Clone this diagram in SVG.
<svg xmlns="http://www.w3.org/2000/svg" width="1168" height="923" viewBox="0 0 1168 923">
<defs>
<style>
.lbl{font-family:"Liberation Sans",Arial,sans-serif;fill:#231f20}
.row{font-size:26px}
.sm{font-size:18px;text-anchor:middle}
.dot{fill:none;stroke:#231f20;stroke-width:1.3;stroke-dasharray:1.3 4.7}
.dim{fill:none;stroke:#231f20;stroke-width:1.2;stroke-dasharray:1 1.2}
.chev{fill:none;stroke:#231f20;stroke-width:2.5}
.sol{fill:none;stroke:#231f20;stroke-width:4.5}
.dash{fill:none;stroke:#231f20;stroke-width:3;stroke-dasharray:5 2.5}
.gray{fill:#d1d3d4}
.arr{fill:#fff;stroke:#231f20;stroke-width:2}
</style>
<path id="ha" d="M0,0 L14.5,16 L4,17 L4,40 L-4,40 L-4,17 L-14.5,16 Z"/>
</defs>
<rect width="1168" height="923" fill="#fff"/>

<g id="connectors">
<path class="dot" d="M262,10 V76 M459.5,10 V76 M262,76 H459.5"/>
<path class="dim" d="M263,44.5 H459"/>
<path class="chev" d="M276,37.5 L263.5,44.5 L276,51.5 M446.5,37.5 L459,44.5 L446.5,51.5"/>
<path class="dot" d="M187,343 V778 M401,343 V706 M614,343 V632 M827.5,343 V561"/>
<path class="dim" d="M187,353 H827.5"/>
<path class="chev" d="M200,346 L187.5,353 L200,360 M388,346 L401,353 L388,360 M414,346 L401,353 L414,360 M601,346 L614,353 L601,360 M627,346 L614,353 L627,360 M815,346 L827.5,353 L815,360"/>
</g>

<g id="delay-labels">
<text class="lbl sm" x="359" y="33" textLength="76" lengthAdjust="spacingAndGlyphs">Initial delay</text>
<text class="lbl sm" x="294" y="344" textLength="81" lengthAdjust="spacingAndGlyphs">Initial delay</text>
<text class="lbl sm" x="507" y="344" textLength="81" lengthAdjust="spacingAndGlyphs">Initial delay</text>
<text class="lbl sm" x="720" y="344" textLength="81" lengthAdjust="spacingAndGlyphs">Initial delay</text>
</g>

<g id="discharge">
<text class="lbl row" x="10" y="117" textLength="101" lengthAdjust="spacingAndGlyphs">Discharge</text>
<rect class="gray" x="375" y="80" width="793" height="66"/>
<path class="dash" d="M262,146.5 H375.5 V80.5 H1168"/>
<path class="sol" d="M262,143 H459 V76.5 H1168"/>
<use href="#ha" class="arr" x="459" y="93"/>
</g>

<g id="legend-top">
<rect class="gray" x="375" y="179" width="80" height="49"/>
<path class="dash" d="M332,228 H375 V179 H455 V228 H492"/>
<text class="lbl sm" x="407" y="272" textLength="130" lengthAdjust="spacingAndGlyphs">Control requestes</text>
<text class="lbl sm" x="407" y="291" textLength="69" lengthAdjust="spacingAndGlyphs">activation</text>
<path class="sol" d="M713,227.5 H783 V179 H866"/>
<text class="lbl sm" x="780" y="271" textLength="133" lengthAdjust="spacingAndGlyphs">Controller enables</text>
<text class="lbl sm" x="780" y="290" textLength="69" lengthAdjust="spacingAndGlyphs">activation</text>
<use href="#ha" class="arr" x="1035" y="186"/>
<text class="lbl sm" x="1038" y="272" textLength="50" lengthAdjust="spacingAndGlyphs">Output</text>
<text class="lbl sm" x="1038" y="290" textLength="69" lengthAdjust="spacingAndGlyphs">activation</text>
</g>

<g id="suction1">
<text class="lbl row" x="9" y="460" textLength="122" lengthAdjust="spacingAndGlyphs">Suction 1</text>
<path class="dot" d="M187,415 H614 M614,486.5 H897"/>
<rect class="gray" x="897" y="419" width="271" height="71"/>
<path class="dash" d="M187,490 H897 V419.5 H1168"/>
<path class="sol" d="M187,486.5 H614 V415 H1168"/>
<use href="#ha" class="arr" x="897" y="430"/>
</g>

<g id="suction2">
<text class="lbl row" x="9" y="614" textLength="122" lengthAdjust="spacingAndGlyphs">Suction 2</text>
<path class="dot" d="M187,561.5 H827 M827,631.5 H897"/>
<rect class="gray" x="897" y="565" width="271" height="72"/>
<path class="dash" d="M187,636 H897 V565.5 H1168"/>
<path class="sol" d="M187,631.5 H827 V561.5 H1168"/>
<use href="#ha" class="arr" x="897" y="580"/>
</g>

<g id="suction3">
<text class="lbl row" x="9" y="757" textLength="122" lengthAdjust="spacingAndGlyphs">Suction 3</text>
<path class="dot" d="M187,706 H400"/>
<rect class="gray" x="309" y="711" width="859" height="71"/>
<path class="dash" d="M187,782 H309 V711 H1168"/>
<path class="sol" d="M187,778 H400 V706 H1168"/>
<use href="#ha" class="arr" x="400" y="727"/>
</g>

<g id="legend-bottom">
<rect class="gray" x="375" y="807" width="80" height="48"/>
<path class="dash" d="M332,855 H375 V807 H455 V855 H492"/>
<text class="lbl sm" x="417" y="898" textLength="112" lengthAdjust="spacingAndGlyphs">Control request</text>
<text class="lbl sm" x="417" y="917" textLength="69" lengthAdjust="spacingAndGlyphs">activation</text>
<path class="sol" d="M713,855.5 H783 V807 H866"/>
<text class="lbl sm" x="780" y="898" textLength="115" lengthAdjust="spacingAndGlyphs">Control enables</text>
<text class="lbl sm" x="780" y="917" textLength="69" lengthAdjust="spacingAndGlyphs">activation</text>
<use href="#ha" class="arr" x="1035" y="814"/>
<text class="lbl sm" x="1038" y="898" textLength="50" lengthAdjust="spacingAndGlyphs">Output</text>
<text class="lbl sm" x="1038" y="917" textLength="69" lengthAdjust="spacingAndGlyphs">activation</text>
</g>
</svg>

_PROBLEM DETAILS_.
Repeat the whole listing exactly, keeping every line intact.

_FULL SOLUTION_.
Clone this diagram in SVG.
<svg xmlns="http://www.w3.org/2000/svg" width="1168" height="923" viewBox="0 0 1168 923">
<defs>
<style>
.lbl{font-family:"Liberation Sans",Arial,sans-serif;fill:#231f20}
.row{font-size:26px}
.sm{font-size:18px;text-anchor:middle}
.dot{fill:none;stroke:#231f20;stroke-width:1.3;stroke-dasharray:1.3 4.7}
.dim{fill:none;stroke:#231f20;stroke-width:1.2;stroke-dasharray:1 1.2}
.chev{fill:none;stroke:#231f20;stroke-width:2.5}
.sol{fill:none;stroke:#231f20;stroke-width:4.5}
.dash{fill:none;stroke:#231f20;stroke-width:3;stroke-dasharray:5 2.5}
.gray{fill:#d1d3d4}
.arr{fill:#fff;stroke:#231f20;stroke-width:2}
</style>
<path id="ha" d="M0,0 L14.5,16 L4,17 L4,40 L-4,40 L-4,17 L-14.5,16 Z"/>
</defs>
<rect width="1168" height="923" fill="#fff"/>

<g id="connectors">
<path class="dot" d="M262,10 V76 M459.5,10 V76 M262,76 H459.5"/>
<path class="dim" d="M263,44.5 H459"/>
<path class="chev" d="M276,37.5 L263.5,44.5 L276,51.5 M446.5,37.5 L459,44.5 L446.5,51.5"/>
<path class="dot" d="M187,343 V778 M401,343 V706 M614,343 V632 M827.5,343 V561"/>
<path class="dim" d="M187,353 H827.5"/>
<path class="chev" d="M200,346 L187.5,353 L200,360 M388,346 L401,353 L388,360 M414,346 L401,353 L414,360 M601,346 L614,353 L601,360 M627,346 L614,353 L627,360 M815,346 L827.5,353 L815,360"/>
</g>

<g id="delay-labels">
<text class="lbl sm" x="359" y="33" textLength="76" lengthAdjust="spacingAndGlyphs">Initial delay</text>
<text class="lbl sm" x="294" y="344" textLength="81" lengthAdjust="spacingAndGlyphs">Initial delay</text>
<text class="lbl sm" x="507" y="344" textLength="81" lengthAdjust="spacingAndGlyphs">Initial delay</text>
<text class="lbl sm" x="720" y="344" textLength="81" lengthAdjust="spacingAndGlyphs">Initial delay</text>
</g>

<g id="discharge">
<text class="lbl row" x="10" y="117" textLength="101" lengthAdjust="spacingAndGlyphs">Discharge</text>
<rect class="gray" x="375" y="80" width="793" height="66"/>
<path class="dash" d="M262,146.5 H375.5 V80.5 H1168"/>
<path class="sol" d="M262,143 H459 V76.5 H1168"/>
<use href="#ha" class="arr" x="459" y="93"/>
</g>

<g id="legend-top">
<rect class="gray" x="375" y="179" width="80" height="49"/>
<path class="dash" d="M332,228 H375 V179 H455 V228 H492"/>
<text class="lbl sm" x="407" y="272" textLength="130" lengthAdjust="spacingAndGlyphs">Control requestes</text>
<text class="lbl sm" x="407" y="291" textLength="69" lengthAdjust="spacingAndGlyphs">activation</text>
<path class="sol" d="M713,227.5 H783 V179 H866"/>
<text class="lbl sm" x="780" y="271" textLength="133" lengthAdjust="spacingAndGlyphs">Controller enables</text>
<text class="lbl sm" x="780" y="290" textLength="69" lengthAdjust="spacingAndGlyphs">activation</text>
<use href="#ha" class="arr" x="1035" y="186"/>
<text class="lbl sm" x="1038" y="272" textLength="50" lengthAdjust="spacingAndGlyphs">Output</text>
<text class="lbl sm" x="1038" y="290" textLength="69" lengthAdjust="spacingAndGlyphs">activation</text>
</g>

<g id="suction1">
<text class="lbl row" x="9" y="460" textLength="122" lengthAdjust="spacingAndGlyphs">Suction 1</text>
<path class="dot" d="M187,415 H614 M614,486.5 H897"/>
<rect class="gray" x="897" y="419" width="271" height="71"/>
<path class="dash" d="M187,490 H897 V419.5 H1168"/>
<path class="sol" d="M187,486.5 H614 V415 H1168"/>
<use href="#ha" class="arr" x="897" y="430"/>
</g>

<g id="suction2">
<text class="lbl row" x="9" y="614" textLength="122" lengthAdjust="spacingAndGlyphs">Suction 2</text>
<path class="dot" d="M187,561.5 H827 M827,631.5 H897"/>
<rect class="gray" x="897" y="565" width="271" height="72"/>
<path class="dash" d="M187,636 H897 V565.5 H1168"/>
<path class="sol" d="M187,631.5 H827 V561.5 H1168"/>
<use href="#ha" class="arr" x="897" y="580"/>
</g>

<g id="suction3">
<text class="lbl row" x="9" y="757" textLength="122" lengthAdjust="spacingAndGlyphs">Suction 3</text>
<path class="dot" d="M187,706 H400"/>
<rect class="gray" x="309" y="711" width="859" height="71"/>
<path class="dash" d="M187,782 H309 V711 H1168"/>
<path class="sol" d="M187,778 H400 V706 H1168"/>
<use href="#ha" class="arr" x="400" y="727"/>
</g>

<g id="legend-bottom">
<rect class="gray" x="375" y="807" width="80" height="48"/>
<path class="dash" d="M332,855 H375 V807 H455 V855 H492"/>
<text class="lbl sm" x="417" y="898" textLength="112" lengthAdjust="spacingAndGlyphs">Control request</text>
<text class="lbl sm" x="417" y="917" textLength="69" lengthAdjust="spacingAndGlyphs">activation</text>
<path class="sol" d="M713,855.5 H783 V807 H866"/>
<text class="lbl sm" x="780" y="898" textLength="115" lengthAdjust="spacingAndGlyphs">Control enables</text>
<text class="lbl sm" x="780" y="917" textLength="69" lengthAdjust="spacingAndGlyphs">activation</text>
<use href="#ha" class="arr" x="1035" y="814"/>
<text class="lbl sm" x="1038" y="898" textLength="50" lengthAdjust="spacingAndGlyphs">Output</text>
<text class="lbl sm" x="1038" y="917" textLength="69" lengthAdjust="spacingAndGlyphs">activation</text>
</g>
</svg>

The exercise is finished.